**DATASET:**
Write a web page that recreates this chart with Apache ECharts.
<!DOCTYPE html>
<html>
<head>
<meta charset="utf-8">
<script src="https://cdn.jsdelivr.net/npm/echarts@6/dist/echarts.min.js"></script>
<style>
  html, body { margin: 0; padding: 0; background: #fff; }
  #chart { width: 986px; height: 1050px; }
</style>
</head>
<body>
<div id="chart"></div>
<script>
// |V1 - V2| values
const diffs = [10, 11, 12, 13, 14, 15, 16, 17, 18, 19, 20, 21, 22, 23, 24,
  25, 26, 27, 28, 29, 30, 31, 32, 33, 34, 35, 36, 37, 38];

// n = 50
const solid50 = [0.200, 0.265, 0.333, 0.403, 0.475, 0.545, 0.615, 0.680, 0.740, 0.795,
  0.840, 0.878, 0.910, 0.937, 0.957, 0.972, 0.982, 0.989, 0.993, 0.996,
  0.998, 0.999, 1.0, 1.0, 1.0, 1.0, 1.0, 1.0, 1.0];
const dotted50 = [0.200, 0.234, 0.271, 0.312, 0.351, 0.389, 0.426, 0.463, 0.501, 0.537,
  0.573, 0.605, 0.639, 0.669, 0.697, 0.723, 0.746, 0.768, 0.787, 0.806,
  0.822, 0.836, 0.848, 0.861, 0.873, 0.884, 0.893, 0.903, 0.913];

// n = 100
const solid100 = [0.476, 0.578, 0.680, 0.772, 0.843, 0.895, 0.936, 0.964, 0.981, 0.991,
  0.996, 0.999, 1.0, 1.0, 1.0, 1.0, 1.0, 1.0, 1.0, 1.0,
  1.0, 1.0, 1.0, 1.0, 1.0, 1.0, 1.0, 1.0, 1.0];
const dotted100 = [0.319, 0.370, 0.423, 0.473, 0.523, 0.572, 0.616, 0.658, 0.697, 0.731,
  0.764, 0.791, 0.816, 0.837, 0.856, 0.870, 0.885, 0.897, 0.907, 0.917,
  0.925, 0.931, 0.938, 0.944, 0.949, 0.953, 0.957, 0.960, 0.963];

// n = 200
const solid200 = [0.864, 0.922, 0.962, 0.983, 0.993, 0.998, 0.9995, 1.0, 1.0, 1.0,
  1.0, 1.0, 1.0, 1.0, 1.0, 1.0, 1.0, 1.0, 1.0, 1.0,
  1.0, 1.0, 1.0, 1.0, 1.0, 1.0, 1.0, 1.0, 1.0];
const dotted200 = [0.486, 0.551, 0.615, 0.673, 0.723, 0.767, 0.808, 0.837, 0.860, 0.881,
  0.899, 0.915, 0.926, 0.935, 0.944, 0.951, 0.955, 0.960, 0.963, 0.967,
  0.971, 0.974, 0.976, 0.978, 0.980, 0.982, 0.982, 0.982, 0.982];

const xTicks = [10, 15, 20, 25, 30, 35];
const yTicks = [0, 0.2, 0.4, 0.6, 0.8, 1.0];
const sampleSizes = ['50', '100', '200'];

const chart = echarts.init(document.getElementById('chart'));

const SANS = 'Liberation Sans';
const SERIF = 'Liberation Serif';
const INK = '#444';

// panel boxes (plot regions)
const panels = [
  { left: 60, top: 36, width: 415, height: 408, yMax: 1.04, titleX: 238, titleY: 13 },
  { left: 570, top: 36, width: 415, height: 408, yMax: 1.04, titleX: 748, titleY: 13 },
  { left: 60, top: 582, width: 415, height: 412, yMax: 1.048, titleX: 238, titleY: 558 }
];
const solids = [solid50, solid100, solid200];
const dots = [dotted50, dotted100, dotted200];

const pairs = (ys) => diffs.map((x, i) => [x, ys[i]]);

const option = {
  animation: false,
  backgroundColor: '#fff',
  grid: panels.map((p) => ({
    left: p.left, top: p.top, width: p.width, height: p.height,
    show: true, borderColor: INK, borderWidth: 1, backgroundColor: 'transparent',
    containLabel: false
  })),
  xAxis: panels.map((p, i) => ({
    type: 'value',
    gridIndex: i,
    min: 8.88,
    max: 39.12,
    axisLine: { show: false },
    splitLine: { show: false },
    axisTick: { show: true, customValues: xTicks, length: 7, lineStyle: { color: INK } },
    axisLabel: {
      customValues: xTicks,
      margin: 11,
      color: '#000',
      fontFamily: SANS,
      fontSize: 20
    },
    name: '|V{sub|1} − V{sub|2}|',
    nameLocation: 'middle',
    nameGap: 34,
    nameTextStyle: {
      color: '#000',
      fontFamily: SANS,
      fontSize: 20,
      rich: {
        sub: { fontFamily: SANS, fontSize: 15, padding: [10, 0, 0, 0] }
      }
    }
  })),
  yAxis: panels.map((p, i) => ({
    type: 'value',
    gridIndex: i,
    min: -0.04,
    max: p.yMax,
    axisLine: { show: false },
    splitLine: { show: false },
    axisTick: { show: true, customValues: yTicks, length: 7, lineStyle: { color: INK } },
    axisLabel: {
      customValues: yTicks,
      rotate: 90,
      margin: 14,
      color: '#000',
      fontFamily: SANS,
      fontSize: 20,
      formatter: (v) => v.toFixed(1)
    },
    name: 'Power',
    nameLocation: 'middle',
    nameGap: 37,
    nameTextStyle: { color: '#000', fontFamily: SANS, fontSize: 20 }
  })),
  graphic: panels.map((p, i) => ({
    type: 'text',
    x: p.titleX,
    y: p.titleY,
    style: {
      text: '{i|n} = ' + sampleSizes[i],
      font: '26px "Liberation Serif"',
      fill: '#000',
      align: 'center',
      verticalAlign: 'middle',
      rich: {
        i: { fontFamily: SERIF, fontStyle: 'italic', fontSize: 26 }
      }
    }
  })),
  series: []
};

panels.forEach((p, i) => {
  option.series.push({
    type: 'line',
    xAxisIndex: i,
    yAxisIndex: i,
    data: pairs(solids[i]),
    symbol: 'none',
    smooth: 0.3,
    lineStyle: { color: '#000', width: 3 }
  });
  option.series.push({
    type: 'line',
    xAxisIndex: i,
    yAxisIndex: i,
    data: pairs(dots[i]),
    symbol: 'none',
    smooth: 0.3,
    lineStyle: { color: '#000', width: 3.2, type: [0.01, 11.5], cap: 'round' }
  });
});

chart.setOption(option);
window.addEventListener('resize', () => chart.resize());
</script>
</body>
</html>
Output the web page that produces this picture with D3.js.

**DIRECTION:** Return a word-for-word copy of the lines from the beginning of the listing to the line holding "36, 37, 38];", both kept.

**REPLY TO THE TASK:**
Write a web page that recreates this chart with Apache ECharts.
<!DOCTYPE html>
<html>
<head>
<meta charset="utf-8">
<script src="https://cdn.jsdelivr.net/npm/echarts@6/dist/echarts.min.js"></script>
<style>
  html, body { margin: 0; padding: 0; background: #fff; }
  #chart { width: 986px; height: 1050px; }
</style>
</head>
<body>
<div id="chart"></div>
<script>
// |V1 - V2| values
const diffs = [10, 11, 12, 13, 14, 15, 16, 17, 18, 19, 20, 21, 22, 23, 24,
  25, 26, 27, 28, 29, 30, 31, 32, 33, 34, 35, 36, 37, 38];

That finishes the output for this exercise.